##### Task input #####
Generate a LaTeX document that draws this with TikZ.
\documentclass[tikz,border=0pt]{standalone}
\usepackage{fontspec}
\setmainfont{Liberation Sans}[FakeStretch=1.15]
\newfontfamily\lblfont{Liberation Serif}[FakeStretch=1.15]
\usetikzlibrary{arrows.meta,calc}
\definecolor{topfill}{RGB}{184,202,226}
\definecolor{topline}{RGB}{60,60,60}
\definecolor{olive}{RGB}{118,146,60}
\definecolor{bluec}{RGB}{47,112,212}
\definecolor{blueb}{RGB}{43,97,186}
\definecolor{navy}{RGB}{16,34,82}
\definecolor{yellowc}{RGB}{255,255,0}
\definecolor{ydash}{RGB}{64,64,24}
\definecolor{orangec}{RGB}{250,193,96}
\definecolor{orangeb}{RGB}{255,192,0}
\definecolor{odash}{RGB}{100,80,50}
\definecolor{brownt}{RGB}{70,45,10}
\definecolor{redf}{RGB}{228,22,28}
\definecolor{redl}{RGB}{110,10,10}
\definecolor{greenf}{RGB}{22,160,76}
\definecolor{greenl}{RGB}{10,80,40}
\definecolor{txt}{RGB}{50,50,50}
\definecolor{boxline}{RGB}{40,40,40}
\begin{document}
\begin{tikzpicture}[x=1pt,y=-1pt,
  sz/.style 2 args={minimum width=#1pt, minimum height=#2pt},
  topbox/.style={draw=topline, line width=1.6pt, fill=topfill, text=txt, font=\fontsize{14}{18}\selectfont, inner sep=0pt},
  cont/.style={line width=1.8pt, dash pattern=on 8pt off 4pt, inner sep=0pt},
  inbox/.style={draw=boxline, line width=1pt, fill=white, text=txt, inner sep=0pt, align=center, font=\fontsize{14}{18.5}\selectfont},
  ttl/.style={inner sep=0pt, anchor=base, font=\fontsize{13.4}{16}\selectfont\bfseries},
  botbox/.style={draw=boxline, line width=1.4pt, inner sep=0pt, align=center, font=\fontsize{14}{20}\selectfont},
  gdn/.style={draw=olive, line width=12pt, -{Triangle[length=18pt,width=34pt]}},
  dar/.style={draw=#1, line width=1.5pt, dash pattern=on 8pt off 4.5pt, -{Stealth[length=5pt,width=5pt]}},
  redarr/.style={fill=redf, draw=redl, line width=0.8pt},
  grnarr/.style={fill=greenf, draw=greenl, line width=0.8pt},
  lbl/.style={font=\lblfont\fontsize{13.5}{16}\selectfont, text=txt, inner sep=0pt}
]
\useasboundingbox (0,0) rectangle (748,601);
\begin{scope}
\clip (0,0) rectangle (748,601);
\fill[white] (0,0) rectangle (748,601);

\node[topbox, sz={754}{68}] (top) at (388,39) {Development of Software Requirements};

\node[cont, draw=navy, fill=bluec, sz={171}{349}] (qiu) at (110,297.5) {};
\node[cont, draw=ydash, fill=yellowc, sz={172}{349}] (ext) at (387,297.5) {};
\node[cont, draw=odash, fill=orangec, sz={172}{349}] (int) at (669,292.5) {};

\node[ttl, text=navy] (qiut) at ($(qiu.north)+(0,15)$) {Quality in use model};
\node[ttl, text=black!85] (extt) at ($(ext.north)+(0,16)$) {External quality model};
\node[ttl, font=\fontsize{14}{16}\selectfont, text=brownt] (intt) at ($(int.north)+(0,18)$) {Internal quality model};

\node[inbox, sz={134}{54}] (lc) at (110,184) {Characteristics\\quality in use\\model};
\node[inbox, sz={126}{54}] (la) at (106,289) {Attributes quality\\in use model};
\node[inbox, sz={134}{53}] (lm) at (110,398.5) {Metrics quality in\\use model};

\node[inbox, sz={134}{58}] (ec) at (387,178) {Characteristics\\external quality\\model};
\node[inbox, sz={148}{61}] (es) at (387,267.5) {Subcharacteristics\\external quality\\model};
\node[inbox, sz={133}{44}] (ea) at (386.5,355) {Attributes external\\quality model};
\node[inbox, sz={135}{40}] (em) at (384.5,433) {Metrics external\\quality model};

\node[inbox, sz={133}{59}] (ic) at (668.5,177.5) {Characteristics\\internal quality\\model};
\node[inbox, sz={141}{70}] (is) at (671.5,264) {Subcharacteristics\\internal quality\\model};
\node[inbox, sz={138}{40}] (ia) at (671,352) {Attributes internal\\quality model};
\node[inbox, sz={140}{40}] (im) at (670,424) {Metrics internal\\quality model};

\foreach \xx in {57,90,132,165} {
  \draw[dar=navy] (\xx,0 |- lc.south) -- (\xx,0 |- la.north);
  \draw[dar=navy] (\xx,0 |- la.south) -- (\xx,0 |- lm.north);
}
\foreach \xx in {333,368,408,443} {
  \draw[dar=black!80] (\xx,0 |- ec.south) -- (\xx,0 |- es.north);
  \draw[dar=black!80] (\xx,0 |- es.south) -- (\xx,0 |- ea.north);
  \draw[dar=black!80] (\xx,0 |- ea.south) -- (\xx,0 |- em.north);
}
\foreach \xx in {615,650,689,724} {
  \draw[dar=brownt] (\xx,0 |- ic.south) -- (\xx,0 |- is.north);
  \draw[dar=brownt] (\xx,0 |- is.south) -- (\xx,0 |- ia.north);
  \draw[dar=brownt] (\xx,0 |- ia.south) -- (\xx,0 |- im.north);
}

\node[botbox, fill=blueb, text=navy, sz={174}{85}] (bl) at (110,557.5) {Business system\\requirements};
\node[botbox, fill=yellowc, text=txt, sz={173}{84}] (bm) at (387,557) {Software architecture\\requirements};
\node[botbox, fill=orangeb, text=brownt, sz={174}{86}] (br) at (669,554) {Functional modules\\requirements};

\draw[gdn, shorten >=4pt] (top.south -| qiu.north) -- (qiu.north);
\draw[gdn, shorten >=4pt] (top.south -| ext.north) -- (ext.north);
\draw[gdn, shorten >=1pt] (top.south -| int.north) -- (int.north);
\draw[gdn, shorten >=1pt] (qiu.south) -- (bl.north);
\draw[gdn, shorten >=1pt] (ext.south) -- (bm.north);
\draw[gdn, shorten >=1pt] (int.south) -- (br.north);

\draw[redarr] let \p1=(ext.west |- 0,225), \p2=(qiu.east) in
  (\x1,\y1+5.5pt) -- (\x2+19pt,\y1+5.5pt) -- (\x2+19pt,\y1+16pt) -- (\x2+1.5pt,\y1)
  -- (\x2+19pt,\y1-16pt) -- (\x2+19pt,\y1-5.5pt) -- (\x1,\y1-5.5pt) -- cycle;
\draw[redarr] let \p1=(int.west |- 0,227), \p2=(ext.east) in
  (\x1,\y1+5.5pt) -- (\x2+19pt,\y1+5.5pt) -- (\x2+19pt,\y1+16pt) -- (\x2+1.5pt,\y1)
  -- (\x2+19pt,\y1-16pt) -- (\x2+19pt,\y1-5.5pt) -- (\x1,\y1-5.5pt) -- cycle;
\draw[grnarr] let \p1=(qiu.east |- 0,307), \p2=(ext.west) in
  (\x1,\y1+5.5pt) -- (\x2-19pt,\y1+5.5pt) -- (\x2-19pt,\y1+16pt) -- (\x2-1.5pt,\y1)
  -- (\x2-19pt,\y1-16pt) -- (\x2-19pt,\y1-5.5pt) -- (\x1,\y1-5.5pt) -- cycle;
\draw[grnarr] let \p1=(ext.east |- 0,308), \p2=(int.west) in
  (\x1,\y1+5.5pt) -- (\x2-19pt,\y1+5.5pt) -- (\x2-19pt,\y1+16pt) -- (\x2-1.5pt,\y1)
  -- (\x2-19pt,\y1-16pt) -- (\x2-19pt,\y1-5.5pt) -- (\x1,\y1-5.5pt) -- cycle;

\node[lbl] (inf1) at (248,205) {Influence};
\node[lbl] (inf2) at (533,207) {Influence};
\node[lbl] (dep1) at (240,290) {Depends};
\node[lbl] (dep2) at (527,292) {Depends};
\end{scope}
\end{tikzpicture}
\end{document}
#####
##### Task input #####
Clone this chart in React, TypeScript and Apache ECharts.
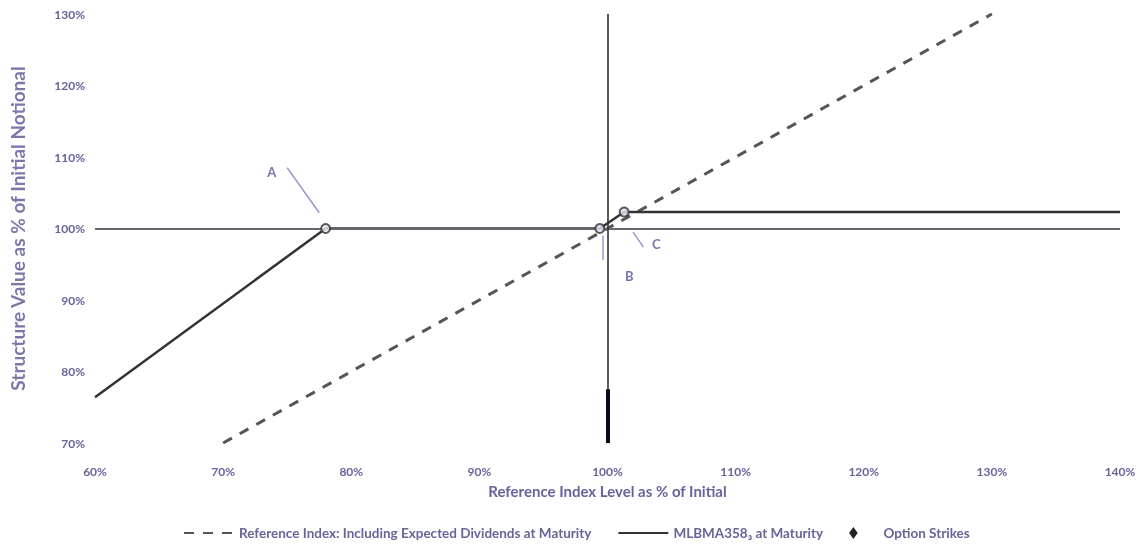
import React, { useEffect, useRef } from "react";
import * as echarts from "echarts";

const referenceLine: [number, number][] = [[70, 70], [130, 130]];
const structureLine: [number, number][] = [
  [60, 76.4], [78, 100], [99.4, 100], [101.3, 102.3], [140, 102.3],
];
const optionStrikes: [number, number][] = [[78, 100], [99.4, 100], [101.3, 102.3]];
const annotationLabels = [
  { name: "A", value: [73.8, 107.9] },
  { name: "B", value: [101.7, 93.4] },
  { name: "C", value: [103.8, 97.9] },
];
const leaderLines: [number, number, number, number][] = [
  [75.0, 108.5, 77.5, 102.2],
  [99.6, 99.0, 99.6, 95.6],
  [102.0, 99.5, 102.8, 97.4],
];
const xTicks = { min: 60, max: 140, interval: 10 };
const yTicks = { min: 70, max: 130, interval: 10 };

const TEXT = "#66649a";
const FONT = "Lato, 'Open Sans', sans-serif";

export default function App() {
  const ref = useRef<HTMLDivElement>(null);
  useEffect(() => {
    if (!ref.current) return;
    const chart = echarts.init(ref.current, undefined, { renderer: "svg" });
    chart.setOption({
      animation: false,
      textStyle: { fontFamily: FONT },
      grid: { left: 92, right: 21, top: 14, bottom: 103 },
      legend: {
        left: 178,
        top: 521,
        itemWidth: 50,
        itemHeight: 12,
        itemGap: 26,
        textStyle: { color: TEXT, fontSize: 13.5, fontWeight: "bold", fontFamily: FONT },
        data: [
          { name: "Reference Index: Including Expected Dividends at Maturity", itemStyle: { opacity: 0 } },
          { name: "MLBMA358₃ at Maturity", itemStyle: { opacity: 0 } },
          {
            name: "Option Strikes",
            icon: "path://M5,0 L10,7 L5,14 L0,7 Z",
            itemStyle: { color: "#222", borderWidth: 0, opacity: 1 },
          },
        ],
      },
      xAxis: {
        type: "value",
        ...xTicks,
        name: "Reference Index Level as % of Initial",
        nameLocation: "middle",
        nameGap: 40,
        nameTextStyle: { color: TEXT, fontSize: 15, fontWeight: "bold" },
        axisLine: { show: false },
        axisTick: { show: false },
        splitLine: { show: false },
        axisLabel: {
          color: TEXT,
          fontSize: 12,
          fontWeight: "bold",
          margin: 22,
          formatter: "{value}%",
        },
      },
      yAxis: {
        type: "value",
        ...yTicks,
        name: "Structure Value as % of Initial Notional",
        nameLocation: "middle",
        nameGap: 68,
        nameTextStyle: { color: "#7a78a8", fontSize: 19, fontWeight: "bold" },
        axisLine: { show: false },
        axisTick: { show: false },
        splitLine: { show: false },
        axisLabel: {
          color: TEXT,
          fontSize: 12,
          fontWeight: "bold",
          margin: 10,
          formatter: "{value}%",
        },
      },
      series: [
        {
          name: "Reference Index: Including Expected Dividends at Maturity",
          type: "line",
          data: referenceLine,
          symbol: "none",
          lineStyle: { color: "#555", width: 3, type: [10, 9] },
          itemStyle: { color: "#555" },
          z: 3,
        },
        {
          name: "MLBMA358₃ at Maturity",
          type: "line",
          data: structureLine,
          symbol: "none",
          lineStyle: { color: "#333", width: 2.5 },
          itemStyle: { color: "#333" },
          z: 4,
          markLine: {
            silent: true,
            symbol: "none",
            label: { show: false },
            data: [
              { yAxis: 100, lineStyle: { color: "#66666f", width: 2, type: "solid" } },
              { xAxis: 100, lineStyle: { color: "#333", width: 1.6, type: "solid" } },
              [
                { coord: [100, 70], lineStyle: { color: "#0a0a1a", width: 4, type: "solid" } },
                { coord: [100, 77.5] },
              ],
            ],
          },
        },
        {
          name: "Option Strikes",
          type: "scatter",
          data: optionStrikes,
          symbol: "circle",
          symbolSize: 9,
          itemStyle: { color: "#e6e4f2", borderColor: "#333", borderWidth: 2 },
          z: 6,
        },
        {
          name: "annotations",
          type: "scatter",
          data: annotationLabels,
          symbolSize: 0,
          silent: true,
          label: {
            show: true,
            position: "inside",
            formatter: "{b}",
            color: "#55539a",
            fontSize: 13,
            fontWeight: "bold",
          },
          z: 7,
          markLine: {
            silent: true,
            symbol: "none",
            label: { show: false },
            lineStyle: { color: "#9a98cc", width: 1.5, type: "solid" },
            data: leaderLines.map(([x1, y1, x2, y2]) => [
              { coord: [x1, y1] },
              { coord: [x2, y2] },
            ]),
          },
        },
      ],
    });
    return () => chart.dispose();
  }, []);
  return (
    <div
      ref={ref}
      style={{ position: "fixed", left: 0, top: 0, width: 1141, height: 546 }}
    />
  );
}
#####
##### Task input #####
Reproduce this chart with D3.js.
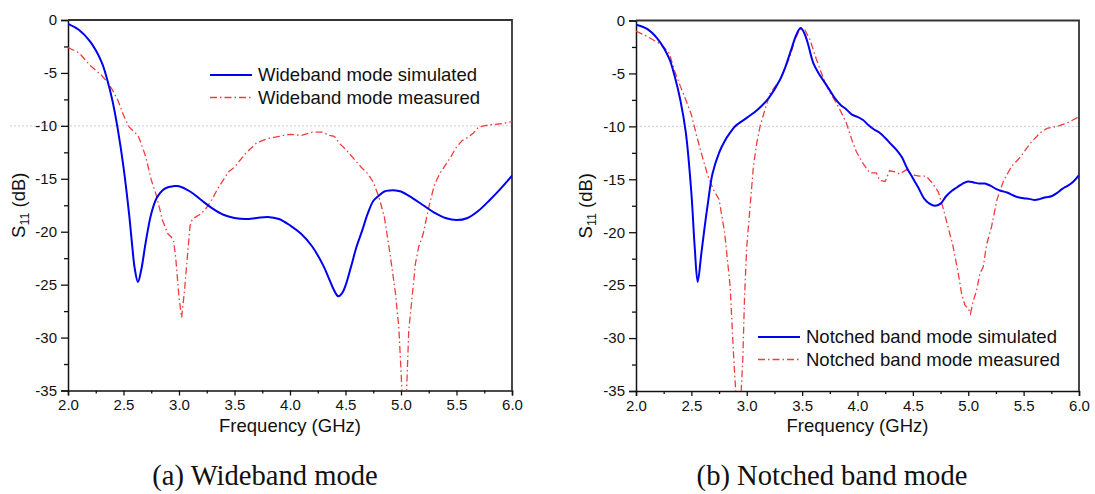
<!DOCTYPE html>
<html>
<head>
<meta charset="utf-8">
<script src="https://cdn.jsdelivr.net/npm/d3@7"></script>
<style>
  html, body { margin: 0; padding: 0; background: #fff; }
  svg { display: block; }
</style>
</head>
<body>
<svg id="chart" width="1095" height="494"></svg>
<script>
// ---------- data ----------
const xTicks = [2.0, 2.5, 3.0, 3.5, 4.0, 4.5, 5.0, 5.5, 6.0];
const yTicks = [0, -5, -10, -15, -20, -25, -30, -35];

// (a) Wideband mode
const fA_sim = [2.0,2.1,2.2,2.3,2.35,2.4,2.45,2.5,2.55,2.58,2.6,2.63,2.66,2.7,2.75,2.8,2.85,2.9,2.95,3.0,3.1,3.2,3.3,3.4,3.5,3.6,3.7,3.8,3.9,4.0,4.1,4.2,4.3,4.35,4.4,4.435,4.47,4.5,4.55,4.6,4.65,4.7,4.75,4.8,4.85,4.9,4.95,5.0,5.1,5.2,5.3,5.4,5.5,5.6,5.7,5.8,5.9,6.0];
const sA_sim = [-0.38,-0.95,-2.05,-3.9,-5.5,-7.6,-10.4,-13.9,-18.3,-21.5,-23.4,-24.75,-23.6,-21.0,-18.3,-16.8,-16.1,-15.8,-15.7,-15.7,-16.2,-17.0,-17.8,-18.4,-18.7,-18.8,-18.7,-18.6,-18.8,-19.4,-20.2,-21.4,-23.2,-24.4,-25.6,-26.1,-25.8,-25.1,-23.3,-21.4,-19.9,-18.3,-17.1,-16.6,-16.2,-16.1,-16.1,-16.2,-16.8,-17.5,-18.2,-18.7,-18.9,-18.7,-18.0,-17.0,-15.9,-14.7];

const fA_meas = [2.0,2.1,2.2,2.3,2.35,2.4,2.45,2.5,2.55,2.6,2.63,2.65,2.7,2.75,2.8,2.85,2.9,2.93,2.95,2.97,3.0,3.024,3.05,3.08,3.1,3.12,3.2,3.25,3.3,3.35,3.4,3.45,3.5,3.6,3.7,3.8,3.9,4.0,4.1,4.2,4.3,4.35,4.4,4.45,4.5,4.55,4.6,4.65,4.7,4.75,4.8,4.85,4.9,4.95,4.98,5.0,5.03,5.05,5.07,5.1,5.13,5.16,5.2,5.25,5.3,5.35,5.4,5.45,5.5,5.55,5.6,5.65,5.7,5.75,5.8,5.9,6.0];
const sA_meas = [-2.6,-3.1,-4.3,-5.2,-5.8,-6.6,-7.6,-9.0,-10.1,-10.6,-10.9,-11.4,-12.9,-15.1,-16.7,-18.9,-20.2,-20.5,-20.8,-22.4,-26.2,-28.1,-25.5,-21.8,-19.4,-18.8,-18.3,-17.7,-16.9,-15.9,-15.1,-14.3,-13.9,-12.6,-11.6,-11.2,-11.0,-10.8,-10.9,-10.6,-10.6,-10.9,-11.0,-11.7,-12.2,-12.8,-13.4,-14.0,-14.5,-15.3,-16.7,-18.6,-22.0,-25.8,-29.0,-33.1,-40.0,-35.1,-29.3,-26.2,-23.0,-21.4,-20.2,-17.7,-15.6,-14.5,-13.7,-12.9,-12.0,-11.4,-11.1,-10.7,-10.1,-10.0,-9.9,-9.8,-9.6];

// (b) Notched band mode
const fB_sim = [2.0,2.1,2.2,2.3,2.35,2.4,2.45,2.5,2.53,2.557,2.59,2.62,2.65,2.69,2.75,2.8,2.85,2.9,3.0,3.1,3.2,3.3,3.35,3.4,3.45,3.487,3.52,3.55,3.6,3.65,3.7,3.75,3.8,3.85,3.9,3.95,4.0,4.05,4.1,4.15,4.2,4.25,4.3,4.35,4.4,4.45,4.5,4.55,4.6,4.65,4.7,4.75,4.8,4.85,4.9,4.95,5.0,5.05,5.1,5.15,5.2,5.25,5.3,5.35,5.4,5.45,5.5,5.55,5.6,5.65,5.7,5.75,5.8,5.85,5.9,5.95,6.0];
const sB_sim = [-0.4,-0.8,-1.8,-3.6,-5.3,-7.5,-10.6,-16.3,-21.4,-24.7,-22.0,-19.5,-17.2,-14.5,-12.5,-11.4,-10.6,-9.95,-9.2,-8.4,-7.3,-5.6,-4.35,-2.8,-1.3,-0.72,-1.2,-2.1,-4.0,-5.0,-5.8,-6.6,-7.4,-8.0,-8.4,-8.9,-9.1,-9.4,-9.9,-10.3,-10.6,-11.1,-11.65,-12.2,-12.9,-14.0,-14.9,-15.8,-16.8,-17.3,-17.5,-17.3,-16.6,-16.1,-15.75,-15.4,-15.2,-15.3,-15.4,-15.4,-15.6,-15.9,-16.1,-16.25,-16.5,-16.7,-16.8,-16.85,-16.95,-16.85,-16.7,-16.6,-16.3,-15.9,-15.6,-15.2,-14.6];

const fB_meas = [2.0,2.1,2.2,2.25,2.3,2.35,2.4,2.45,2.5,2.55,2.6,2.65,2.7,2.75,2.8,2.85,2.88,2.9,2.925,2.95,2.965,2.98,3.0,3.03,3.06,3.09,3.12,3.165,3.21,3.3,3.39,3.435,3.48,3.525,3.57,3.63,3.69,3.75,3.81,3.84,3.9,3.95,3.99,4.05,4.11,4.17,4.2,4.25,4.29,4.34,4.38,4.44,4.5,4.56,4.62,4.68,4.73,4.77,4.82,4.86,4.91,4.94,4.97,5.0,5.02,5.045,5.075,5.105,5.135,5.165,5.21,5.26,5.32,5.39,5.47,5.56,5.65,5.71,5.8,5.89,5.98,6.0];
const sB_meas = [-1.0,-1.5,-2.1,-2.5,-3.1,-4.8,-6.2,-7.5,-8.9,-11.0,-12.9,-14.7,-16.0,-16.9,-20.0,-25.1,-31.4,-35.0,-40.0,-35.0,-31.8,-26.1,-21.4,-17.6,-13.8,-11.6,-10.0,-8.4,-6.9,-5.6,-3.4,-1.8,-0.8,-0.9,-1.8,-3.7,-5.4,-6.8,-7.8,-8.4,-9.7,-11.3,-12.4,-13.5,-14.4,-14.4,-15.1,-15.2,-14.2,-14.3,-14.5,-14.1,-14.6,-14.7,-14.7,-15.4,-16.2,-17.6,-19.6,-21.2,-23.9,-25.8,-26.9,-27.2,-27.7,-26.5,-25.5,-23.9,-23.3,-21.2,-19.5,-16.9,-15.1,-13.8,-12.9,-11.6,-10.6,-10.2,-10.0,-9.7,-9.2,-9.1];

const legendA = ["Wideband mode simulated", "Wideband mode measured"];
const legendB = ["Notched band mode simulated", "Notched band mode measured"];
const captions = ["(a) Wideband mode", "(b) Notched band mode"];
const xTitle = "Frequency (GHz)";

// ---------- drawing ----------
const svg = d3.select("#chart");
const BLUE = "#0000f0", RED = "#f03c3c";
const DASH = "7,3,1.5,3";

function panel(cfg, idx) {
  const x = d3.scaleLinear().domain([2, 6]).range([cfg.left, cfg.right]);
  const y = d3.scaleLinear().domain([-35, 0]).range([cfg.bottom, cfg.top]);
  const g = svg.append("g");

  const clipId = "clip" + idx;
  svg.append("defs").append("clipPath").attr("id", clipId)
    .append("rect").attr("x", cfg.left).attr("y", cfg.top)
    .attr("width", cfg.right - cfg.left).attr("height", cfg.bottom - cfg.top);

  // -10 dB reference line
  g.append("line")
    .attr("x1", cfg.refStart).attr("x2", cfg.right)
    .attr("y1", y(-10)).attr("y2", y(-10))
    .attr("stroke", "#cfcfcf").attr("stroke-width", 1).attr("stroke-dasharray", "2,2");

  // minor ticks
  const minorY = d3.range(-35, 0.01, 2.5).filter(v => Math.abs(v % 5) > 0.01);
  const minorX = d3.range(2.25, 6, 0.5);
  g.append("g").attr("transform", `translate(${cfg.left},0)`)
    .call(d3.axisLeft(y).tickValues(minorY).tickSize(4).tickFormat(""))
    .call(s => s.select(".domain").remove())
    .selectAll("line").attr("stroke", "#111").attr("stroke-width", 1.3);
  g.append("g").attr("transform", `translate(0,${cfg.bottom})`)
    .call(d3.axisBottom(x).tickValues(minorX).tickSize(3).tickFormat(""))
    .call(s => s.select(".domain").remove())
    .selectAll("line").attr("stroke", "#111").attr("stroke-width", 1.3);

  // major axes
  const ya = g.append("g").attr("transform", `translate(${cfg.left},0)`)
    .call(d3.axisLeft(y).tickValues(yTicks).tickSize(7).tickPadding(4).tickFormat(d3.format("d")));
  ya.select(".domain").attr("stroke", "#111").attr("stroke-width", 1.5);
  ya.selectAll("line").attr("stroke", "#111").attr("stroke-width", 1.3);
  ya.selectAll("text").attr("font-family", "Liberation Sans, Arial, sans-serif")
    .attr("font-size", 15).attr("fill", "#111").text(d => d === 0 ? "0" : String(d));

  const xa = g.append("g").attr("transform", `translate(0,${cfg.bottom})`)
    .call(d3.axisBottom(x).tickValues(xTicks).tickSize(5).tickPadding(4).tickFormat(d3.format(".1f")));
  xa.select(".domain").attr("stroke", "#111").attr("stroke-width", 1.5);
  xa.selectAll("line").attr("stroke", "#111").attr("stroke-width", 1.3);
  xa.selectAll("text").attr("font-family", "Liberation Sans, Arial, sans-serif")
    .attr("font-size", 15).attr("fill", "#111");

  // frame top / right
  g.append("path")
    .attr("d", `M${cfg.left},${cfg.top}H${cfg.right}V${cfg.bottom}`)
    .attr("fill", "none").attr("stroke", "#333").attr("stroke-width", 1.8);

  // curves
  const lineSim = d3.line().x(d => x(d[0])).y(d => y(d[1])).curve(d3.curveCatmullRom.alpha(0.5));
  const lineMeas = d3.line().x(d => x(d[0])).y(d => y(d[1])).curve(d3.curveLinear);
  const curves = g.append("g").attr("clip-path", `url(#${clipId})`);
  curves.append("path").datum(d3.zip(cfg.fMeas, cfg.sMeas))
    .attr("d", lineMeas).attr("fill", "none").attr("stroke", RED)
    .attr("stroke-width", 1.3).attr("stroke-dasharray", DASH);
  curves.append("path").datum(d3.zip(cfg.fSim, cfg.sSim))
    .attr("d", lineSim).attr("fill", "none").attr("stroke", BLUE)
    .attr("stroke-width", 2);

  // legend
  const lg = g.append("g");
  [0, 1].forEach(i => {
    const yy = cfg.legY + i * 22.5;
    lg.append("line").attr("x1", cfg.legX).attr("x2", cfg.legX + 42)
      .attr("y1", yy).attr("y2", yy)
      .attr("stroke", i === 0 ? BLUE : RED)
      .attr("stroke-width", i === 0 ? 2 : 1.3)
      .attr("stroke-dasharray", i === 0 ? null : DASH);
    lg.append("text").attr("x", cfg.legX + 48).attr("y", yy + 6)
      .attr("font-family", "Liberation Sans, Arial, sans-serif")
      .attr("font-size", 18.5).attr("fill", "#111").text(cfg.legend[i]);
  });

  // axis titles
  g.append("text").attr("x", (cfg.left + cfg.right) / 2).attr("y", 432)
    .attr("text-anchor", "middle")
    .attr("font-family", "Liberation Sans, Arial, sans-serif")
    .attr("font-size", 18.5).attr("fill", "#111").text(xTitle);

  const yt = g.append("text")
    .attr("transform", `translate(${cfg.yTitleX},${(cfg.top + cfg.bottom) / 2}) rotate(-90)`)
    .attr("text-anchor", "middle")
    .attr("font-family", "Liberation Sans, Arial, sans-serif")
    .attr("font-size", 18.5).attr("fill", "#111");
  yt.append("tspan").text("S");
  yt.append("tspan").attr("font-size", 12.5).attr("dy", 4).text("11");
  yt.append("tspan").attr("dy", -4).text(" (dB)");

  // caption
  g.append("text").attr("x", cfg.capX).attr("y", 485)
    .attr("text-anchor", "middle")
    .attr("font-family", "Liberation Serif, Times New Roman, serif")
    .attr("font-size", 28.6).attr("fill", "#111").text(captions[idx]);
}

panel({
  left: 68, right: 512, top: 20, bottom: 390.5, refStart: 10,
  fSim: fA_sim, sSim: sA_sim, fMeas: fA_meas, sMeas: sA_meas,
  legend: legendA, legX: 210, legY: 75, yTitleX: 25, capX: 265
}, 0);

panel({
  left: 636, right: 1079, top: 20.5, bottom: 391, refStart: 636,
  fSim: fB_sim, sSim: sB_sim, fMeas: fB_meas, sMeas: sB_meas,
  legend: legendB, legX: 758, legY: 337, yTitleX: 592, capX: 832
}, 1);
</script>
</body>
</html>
#####
→ **Task to complete**: Copy the lines above exactly, starting with the line that contains "Reproduce this chart with D3.js." and ending with the line that contains "const yTicks = [0, -5, -10, -15, -20, -25, -30, -35];", and leave out any pictures.

→ **Full output**:
Reproduce this chart with D3.js.
<!DOCTYPE html>
<html>
<head>
<meta charset="utf-8">
<script src="https://cdn.jsdelivr.net/npm/d3@7"></script>
<style>
  html, body { margin: 0; padding: 0; background: #fff; }
  svg { display: block; }
</style>
</head>
<body>
<svg id="chart" width="1095" height="494"></svg>
<script>
// ---------- data ----------
const xTicks = [2.0, 2.5, 3.0, 3.5, 4.0, 4.5, 5.0, 5.5, 6.0];
const yTicks = [0, -5, -10, -15, -20, -25, -30, -35];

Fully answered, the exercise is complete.